[START OF STORED DATA]

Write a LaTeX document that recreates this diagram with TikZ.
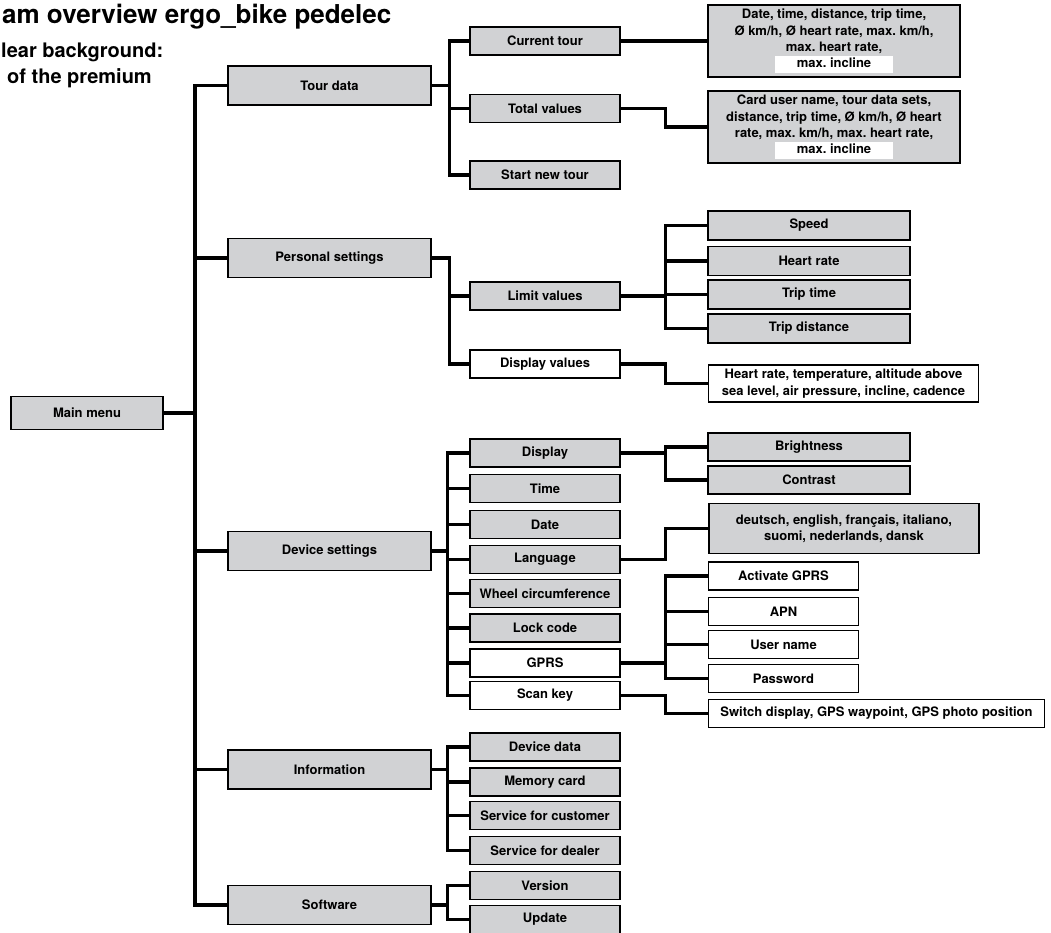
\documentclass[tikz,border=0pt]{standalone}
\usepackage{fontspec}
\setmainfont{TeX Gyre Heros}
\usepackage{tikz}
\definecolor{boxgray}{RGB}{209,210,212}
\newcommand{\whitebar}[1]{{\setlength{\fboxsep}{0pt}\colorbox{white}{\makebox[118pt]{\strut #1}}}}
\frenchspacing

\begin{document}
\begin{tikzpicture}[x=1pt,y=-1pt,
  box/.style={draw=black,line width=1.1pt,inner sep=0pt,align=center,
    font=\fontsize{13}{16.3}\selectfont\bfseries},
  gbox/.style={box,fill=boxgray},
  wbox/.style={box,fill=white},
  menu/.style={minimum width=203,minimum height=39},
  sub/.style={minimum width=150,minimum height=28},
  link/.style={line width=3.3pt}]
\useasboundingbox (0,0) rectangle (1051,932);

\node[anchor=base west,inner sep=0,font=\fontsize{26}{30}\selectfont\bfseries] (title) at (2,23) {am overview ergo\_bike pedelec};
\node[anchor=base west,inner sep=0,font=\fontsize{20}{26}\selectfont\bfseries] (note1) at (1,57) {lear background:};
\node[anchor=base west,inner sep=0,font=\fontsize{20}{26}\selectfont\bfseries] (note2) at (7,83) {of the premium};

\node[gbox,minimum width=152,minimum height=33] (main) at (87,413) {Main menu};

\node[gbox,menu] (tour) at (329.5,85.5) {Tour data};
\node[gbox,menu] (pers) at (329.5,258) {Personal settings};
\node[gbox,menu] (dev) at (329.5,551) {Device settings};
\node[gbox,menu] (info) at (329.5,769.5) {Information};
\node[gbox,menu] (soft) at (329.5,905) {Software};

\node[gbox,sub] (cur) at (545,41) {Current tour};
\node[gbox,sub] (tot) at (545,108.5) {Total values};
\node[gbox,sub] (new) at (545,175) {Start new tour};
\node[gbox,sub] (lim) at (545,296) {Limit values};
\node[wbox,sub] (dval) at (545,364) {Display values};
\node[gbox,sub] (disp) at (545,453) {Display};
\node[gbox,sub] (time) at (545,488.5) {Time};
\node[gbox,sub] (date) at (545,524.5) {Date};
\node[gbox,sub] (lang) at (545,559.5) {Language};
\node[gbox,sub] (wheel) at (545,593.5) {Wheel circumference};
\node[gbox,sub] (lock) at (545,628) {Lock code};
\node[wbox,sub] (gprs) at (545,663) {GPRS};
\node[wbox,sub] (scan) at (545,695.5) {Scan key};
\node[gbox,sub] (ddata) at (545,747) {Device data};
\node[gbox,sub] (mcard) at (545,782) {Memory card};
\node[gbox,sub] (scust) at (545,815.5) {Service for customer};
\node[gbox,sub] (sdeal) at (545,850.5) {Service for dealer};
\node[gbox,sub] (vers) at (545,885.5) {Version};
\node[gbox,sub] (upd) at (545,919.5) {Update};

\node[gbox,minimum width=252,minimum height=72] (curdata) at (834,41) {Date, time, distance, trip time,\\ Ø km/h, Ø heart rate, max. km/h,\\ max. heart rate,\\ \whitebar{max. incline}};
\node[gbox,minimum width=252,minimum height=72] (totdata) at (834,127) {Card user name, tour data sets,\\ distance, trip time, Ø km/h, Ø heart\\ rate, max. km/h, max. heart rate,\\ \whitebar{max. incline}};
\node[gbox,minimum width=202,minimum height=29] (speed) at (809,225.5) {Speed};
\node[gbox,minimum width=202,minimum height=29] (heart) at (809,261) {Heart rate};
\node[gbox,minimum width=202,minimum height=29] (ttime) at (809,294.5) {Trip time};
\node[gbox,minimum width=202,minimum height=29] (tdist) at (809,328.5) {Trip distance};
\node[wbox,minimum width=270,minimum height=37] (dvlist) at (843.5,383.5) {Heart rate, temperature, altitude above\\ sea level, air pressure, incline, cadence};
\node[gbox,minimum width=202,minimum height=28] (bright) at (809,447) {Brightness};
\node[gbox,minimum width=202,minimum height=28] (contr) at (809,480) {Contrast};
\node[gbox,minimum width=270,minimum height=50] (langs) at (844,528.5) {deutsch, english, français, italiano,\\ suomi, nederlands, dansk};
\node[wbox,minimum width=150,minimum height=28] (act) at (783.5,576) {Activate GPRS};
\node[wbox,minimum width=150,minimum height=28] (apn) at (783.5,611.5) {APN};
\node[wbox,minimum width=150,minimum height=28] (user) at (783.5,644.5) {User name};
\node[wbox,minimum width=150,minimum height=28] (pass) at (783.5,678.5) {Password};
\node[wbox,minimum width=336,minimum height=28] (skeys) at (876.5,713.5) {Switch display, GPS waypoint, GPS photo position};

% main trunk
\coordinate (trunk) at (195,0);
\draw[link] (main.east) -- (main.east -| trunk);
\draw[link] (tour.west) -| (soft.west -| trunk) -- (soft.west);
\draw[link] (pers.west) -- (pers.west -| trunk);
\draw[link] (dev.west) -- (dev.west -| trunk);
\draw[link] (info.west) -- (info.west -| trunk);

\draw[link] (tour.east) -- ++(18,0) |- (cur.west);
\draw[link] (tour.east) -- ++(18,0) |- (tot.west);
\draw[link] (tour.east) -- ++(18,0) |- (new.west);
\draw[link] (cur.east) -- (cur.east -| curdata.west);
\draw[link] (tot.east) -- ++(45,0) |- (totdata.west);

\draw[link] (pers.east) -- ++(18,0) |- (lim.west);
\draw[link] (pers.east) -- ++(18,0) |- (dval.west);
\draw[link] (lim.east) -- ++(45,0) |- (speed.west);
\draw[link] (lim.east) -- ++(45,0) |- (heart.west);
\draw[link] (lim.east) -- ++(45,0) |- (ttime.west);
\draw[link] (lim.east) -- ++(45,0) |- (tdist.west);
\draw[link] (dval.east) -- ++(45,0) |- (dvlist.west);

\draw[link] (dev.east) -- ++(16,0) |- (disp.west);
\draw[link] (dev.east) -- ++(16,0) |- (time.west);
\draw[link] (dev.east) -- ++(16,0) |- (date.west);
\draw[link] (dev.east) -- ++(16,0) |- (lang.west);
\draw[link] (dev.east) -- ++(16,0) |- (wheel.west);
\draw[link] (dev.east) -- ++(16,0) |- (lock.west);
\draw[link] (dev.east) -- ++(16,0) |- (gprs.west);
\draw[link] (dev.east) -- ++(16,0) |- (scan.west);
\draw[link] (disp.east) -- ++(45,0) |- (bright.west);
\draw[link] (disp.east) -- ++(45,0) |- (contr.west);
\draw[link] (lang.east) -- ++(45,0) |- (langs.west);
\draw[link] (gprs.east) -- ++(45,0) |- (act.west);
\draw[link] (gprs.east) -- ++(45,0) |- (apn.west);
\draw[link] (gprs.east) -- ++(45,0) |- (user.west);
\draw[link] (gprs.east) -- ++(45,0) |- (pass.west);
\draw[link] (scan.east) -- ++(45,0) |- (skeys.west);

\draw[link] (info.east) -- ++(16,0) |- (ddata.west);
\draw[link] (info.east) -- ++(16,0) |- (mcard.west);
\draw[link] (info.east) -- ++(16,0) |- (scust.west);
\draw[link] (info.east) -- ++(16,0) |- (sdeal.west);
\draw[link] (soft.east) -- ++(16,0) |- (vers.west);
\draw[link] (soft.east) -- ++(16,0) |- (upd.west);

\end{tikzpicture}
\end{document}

[END OF STORED DATA]

WHAT IS EXPECTED:
Restate each line from the start of the listing through the line bearing "(note2) at (7,83)" word for word. Drop the pictures.

ANSWER TO THIS TASK:
Write a LaTeX document that recreates this diagram with TikZ.
\documentclass[tikz,border=0pt]{standalone}
\usepackage{fontspec}
\setmainfont{TeX Gyre Heros}
\usepackage{tikz}
\definecolor{boxgray}{RGB}{209,210,212}
\newcommand{\whitebar}[1]{{\setlength{\fboxsep}{0pt}\colorbox{white}{\makebox[118pt]{\strut #1}}}}
\frenchspacing

\begin{document}
\begin{tikzpicture}[x=1pt,y=-1pt,
  box/.style={draw=black,line width=1.1pt,inner sep=0pt,align=center,
    font=\fontsize{13}{16.3}\selectfont\bfseries},
  gbox/.style={box,fill=boxgray},
  wbox/.style={box,fill=white},
  menu/.style={minimum width=203,minimum height=39},
  sub/.style={minimum width=150,minimum height=28},
  link/.style={line width=3.3pt}]
\useasboundingbox (0,0) rectangle (1051,932);

\node[anchor=base west,inner sep=0,font=\fontsize{26}{30}\selectfont\bfseries] (title) at (2,23) {am overview ergo\_bike pedelec};
\node[anchor=base west,inner sep=0,font=\fontsize{20}{26}\selectfont\bfseries] (note1) at (1,57) {lear background:};
\node[anchor=base west,inner sep=0,font=\fontsize{20}{26}\selectfont\bfseries] (note2) at (7,83) {of the premium};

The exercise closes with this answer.